AI chips contain hundreds of billions of densely packed transistors, creating a thermal power density over 100 W/cm², exceeding the thermal limits of air-cooled solutions. Additionally, these chips are densely packed together, compounding heat density at both the server and rack levels. Not so long ago, 10kW racks were considered dense. Now, AI and HPC racks exceeding 100kW are the norm. In several years, rack densities are expected to exceed 1,000 kW.
Many Benefits
The main benefits of liquid cooling are:
Higher heat removal capacity. Liquid cooling can manage heat densities of >100W/cm², making it possible to cool today’s high-power AI chips.
Targeted cooling. Coolant can be directed at hot spots on a chip and the hottest components inside a server to ensure uniform cooling.
Support for high-density racks. Liquid cooling allows for >100 kW individual rack densities – essential in operating dense AI and HPC clusters now and into the future.
Improved reliability and performance. Liquid keeps temperatures stable, preventing chips from performance loss through throttling and reducing degradation from thermal cycling.
Improved energy efficiency. Liquid cooling uses less energy by reducing or replacing fans and air conditioning systems.
Reduced energy use. Liquid cooling makes using 20°C to 45°C water to remove heat – known as warm water cooling – possible, reducing or eliminating the need for energy-intensive and noisy compressors or chillers.

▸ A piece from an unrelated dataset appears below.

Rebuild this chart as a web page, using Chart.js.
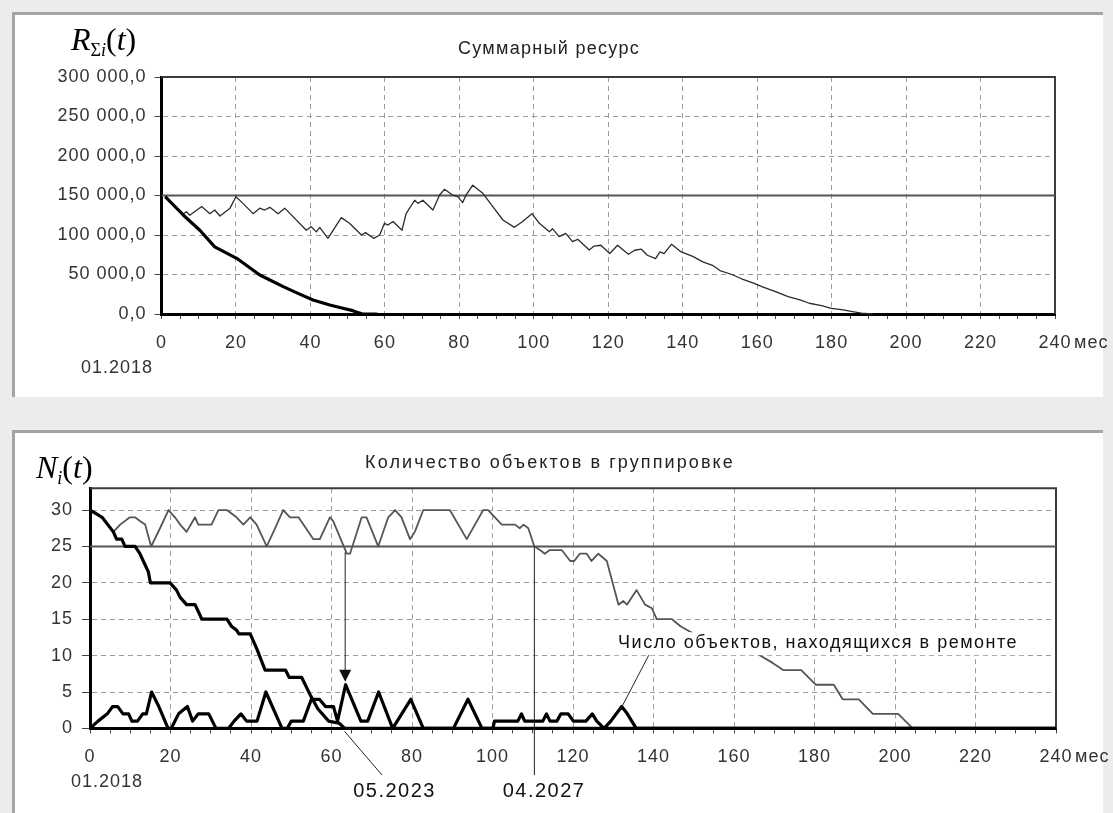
<!DOCTYPE html>
<html lang="ru">
<head>
<meta charset="utf-8">
<title>Суммарный ресурс / Количество объектов в группировке</title>
<script src="https://cdn.jsdelivr.net/npm/chart.js@4.4.1/dist/chart.umd.min.js"></script>
<style>
  html, body { margin: 0; padding: 0; }
  body { width: 1113px; height: 813px; background: #ececec; position: relative; overflow: hidden;
         font-family: "Liberation Sans", Arial, sans-serif; }
  .panel { position: absolute; left: 12px; width: 1091px; background: #fff; box-sizing: border-box;
           border-top: 3px solid #a4a4a4; border-left: 3px solid #a4a4a4; }
  #panelTop { top: 12px; height: 385px; }
  #panelBottom { top: 430px; height: 383px; }
  .box { position: absolute; left: 15px; width: 1098px; }
  #boxTop { top: 15px; height: 382px; }
  #boxBottom { top: 433px; height: 377px; }
  .title { position: absolute; font-size: 18px; line-height: 1; color: #222; white-space: nowrap;
           transform: translateX(-50%); }
  .math { position: absolute; font-family: "Liberation Serif", "Times New Roman", serif; font-size: 32px;
          line-height: 1; color: #000; white-space: nowrap; }
  .math sub { font-size: 18px; vertical-align: -6px; line-height: 0; }
</style>
</head>
<body>
<div class="panel" id="panelTop"></div>
<div class="panel" id="panelBottom"></div>
<div class="box" id="boxTop"><canvas id="resChart"></canvas></div>
<div class="box" id="boxBottom"><canvas id="grpChart"></canvas></div>

<div class="title" style="left:549px; top:39px; letter-spacing:1.3px">Суммарный ресурс</div>
<div class="title" style="left:550px; top:453px; letter-spacing:2.1px">Количество объектов в группировке</div>
<div class="math" style="left:71px; top:23px"><i>R</i><sub>Σ<i>i</i></sub>(<i>t</i>)</div>
<div class="math" style="left:36px; top:451px"><i>N</i><sub><i>i</i></sub>(<i>t</i>)</div>

<script>
// ── data (months since 01.2018) ──────────────────────────────
// top panel: total resource
const resTotal = [[1,148500],[5.9,127000],[6.7,129500],[7.6,125000],[10.8,136000],[13,127000],[14.3,131600],
  [15.7,124000],[18.4,134000],[20,148500],[21.9,140000],[24.6,127000],[26.4,134000],[27.7,131600],[29.1,135000],
  [31.3,127000],[33.1,134000],[38.9,106000],[40.2,110500],[41.6,104000],[42.5,109700],[44.7,95800],[48.3,122000],
  [50.5,114800],[53.7,100000],[54.8,103000],[57,95800],[58.6,100000],[59.9,114800],[60.8,112600],[62.2,117000],
  [64.6,106000],[65.7,127000],[68,144000],[68.9,140000],[70.2,144000],[72.9,131600],[74.7,150600],[76,157800],
  [78.2,150600],[79.6,148500],[80.9,141000],[81.8,150600],[83.6,163000],[86.3,152700],[89,135800],[91.7,119000],
  [94.8,109700],[97,117000],[99.5,127000],[101.5,114800],[104.2,104000],[105,108000],[106.8,97900],[108.6,102000],
  [110.4,91500],[111.8,94500],[114.9,81000],[116.2,86000],[118,87000],[120.4,76500],[122.5,87000],[125.4,75600],
  [127.1,80700],[128.9,82000],[130.5,74400],[132.7,70000],[133.9,78600],[135,76500],[137,88400],[139.6,78600],
  [142.7,73000],[145.4,66000],[148,61600],[150,55000],[153.2,50000],[155.8,44600],[159,39000],[161.6,34000],
  [165.3,27600],[168.3,22000],[171.5,17800],[174,13600],[177.3,10600],[179.9,7200],[183.1,5100],[185.6,3000],
  [188,1000],[191,0]];
const resFleet = [[1,148500],[5.9,125000],[10.3,106000],[14.3,85000],[20.2,70500],[26.4,49400],[32.7,34600],
  [36.2,27000],[40.7,17700],[45.2,11400],[48.7,7200],[51.4,4200],[52.8,1700],[54,0],[58,0]];
const resLimit = 150000;

// bottom panel: number of objects
const grpCount = [[0,30],[1.5,29.5],[3,29],[5.8,27],[7.5,28],[9.9,29],[11.2,29],[12.4,28.5],[13.7,28],[15.2,25],
  [17.4,27.5],[19.5,30],[21.1,29],[22.4,28],[24,27],[26.1,29],[26.9,28],[30.2,28],[31.9,30],[34,30],[36.4,29],
  [38.1,28],[39.8,29],[41.4,28],[43.9,25],[46,27.5],[48,30],[49.7,29],[51.8,29],[55.5,26],[57.1,26],[59.6,29],
  [60.4,28.5],[63.8,24],[64.6,24],[67.5,29],[68.7,29],[71.6,25],[74.1,29],[75.8,30],[77.4,29],[79.5,26],[80.7,27],
  [82.8,30],[89.4,30],[93.6,26],[97.7,30],[98.9,30],[100.6,29],[102.3,28],[105.6,28],[106.8,27.5],[107.7,28],
  [108.9,27.5],[110.4,25],[111.8,24.5],[113,24],[114.2,24.5],[117.2,24.5],[119.3,23],[120.3,23],[121.7,24],
  [123.4,24],[124.6,23],[126.3,24],[128.4,23],[131.3,17],[132.5,17.5],[133.4,17],[135.8,19],[137.9,17],
  [139.6,16.5],[140.8,15],[144.6,15],[146.8,14],[150,13],[155,12],[160,11.5],[165,10.5],[169.6,9],[172.3,8],
  [176.7,8],[180.3,6],[184.8,6],[187,4],[191,4],[194.5,2],[200.8,2],[202.6,1],[204.4,0]];
const baseCount = [[0,30],[1.5,29.5],[3,29],[5.8,27],[6.6,26],[7.9,26],[8.7,25],[11.2,25],[12.4,24],[14.5,21.5],
  [15,20],[19.9,20],[21.5,19],[22.4,18],[24,17],[26.1,17],[27.8,15],[34,15],[35.2,14],[36.4,13.5],[37,13],
  [39.8,13],[41.4,11],[43.5,8],[48.6,8],[49.5,7],[52.6,7],[54.8,4.5],[56.6,2.7],[59.3,1],[61.9,0.7],[63.3,0],[240,0]];
const repCount = [[0,0],[2,1],[4.3,2],[5.6,3],[6.9,3],[8.2,2],[9.6,2],[10.4,1],[11.8,1],[13.1,2],[14,2],[15.3,5],
  [17.1,3],[19.4,0],[20.2,0],[22,2],[24.2,3],[25.5,1],[26.9,2],[29.5,2],[31.3,0],[34.4,0],[35.8,1],[37.5,2],
  [38.9,1],[41.5,1],[43.7,5],[47.7,0],[49,0],[50,1],[53,1],[55,4],[57,4],[58.5,3],[60.5,3],[61.5,1],[63.5,6],
  [67.3,1],[69,1],[71.7,5],[75.2,0],[79.7,4],[82.8,0],[90.3,0],[93.9,4],[97.4,0],[100.1,0],[100.5,1],[106.3,1],
  [107.2,2],[108,1],[112.5,1],[113.4,2],[114.3,1],[116,1],[117,2],[118.8,2],[120.1,1],[123.2,1],[124.8,2],
  [125.9,1],[127.7,0],[129.4,1],[132.1,3],[133.5,2],[135.7,0],[240,0]];
const grpLimit = 25;

// axis and notes
const monthMax = 240;
const startLabel = '01.2018';
const unitLabel = 'мес';
const arrowMark = { t: 63.4, from: 24.2, to: 6.4 };
const dateMarks = [{ t: 63.25, label: '05.2023' }, { t: 110.4, label: '04.2027' }];
const repairNote = { t: 131.7, v: 2.5, label: 'Число объектов, находящихся в ремонте' };

// ── helpers ───────────────────────────────────────────────────
const pts = arr => arr.map(([x, y]) => ({ x, y }));
const flat = v => [[0, v], [monthMax, v]];
const fmtRes = v => String(v).replace(/\B(?=(\d{3})+(?!\d))/g, ' ') + ',0';
const FONT = '"Liberation Sans", Arial, sans-serif';
const TICK_FONT = { family: FONT, size: 18 };
const GRID = '#9c9c9c';

function line(ctx, x1, y1, x2, y2) {
  ctx.beginPath(); ctx.moveTo(x1, y1); ctx.lineTo(x2, y2); ctx.stroke();
}

function xAxis() {
  return {
    type: 'linear', min: 0, max: monthMax,
    afterFit: s => { s.height = 40; },
    ticks: { stepSize: 5, autoSkip: false, maxRotation: 0, padding: 13, color: '#333', font: TICK_FONT,
             callback: v => (v % 20 === 0 ? String(v) : '') },
    grid: { color: c => (c.tick && c.tick.value % 20 === 0 ? GRID : 'rgba(0,0,0,0)'),
            tickColor: '#444', tickLength: 5 },
    border: { color: '#000', width: 3, dash: [5, 4] },
  };
}

function series(data, color, width) {
  return { data: pts(data), borderColor: color, borderWidth: width, pointRadius: 0, tension: 0,
           fill: false, borderJoinStyle: 'round', clip: 6 };
}

// frame, unit and start date – same for both panels
function frame(startDx) {
  return {
    id: 'frame',
    beforeDraw(c) { c.ctx.letterSpacing = '1px'; },
    beforeDatasetsDraw(c) {
      const { ctx, chartArea: a } = c;
      ctx.save();
      ctx.strokeStyle = '#3c3c3c'; ctx.lineWidth = 2;
      ctx.beginPath(); ctx.moveTo(a.left, a.top); ctx.lineTo(a.right, a.top); ctx.lineTo(a.right, a.bottom);
      ctx.stroke();
      ctx.restore();
    },
    afterDraw(c) {
      const { ctx, chartArea: a, scales: { x } } = c;
      ctx.save();
      ctx.font = '18px ' + FONT; ctx.fillStyle = '#333'; ctx.textBaseline = 'middle';
      ctx.textAlign = 'left';
      ctx.fillText(unitLabel, x.getPixelForValue(monthMax) + 19, a.bottom + 29);
      ctx.textAlign = 'center';
      ctx.fillText(startLabel, x.getPixelForValue(0) + startDx, a.bottom + 54);
      ctx.restore();
    },
  };
}

// arrow, date pointers and the repair label of the bottom panel
const notes = {
  id: 'notes',
  afterDatasetsDraw(c) {
    const { ctx, chartArea: a, scales: { x, y } } = c;
    ctx.save();
    ctx.strokeStyle = '#222'; ctx.fillStyle = '#111'; ctx.lineWidth = 1;

    const ax = x.getPixelForValue(arrowMark.t);
    const ay = y.getPixelForValue(arrowMark.to);
    line(ctx, ax, y.getPixelForValue(arrowMark.from), ax, ay - 11);
    ctx.beginPath(); ctx.moveTo(ax - 6, ay - 12); ctx.lineTo(ax + 6, ay - 12); ctx.lineTo(ax, ay); ctx.closePath();
    ctx.fill();

    ctx.font = '20px ' + FONT; ctx.letterSpacing = '1.5px';
    ctx.textAlign = 'center'; ctx.textBaseline = 'middle';
    const m0 = x.getPixelForValue(dateMarks[0].t);
    line(ctx, m0, a.bottom + 3, m0 + 37.4, a.bottom + 46.6);
    ctx.fillText(dateMarks[0].label, m0 + 50, a.bottom + 62.6);
    const m1 = x.getPixelForValue(dateMarks[1].t);
    line(ctx, m1, y.getPixelForValue(grpLimit), m1, a.bottom + 46.6);
    ctx.fillText(dateMarks[1].label, m1 + 9.7, a.bottom + 62.6);

    const px = x.getPixelForValue(repairNote.t), py = y.getPixelForValue(repairNote.v);
    const ex = px + 28.7, ey = py - 55;
    ctx.fillStyle = '#fff';
    ctx.fillRect(ex - 34.7, ey - 23, 410, 23);
    line(ctx, px, py, ex, ey);
    ctx.fillStyle = '#111'; ctx.font = '18px ' + FONT; ctx.textAlign = 'left';
    ctx.fillText(repairNote.label, ex - 30.7, ey - 12);
    ctx.restore();
  },
};

// ── top chart: total resource ─────────────────────────────────
new Chart(document.getElementById('resChart'), {
  type: 'line',
  data: { datasets: [
    series(resFleet, '#000', 3.2),
    series(resTotal, '#2b2b2b', 1.3),
    series(flat(resLimit), '#555', 2),
  ] },
  plugins: [frame(-44.5)],
  options: {
    responsive: true, maintainAspectRatio: false, animation: false,
    layout: { padding: { top: 62, right: 58, bottom: 43, left: 0 } },
    plugins: { legend: { display: false }, tooltip: { enabled: false } },
    scales: {
      x: xAxis(),
      y: {
        min: 0, max: 300000,
        afterFit: s => { s.width = 146.5; },
        ticks: { stepSize: 50000, padding: 8, color: '#333', font: TICK_FONT, callback: fmtRes },
        grid: { color: GRID, tickColor: '#444', tickLength: 7 },
        border: { color: '#000', width: 3, dash: [5, 4] },
      },
    },
  },
});

// ── bottom chart: objects in the group ────────────────────────
new Chart(document.getElementById('grpChart'), {
  type: 'line',
  data: { datasets: [
    series(repCount, '#000', 3.2),
    series(baseCount, '#000', 3.2),
    series(grpCount, '#555', 1.8),
    series(flat(grpLimit), '#555', 2),
  ] },
  plugins: [frame(17), notes],
  options: {
    responsive: true, maintainAspectRatio: false, animation: false,
    layout: { padding: { top: 55.2, right: 57, bottom: 41.6, left: 0 } },
    plugins: { legend: { display: false }, tooltip: { enabled: false } },
    scales: {
      x: xAxis(),
      y: {
        min: 0, max: 33,
        afterFit: s => { s.width = 75; },
        ticks: { stepSize: 5, includeBounds: false, padding: 9, color: '#333', font: TICK_FONT },
        grid: { color: GRID, tickColor: '#444', tickLength: 8 },
        border: { color: '#000', width: 3, dash: [5, 4] },
      },
    },
  },
});
</script>
</body>
</html>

Greater sustainability and heat reuse. Liquid cooling reduces energy consumption and enhances energy efficiency, thereby lowering data centers’ carbon footprint. Captured warm water can also be reused rather than rejected.

Cooling Fluids
Liquid cooling begins with understanding why liquids outperform air. Liquid has much higher thermal conductivity and heat capacity, meaning it can more rapidly move heat away from components and hold more heat. Liquid can also be directed precisely to the hottest components.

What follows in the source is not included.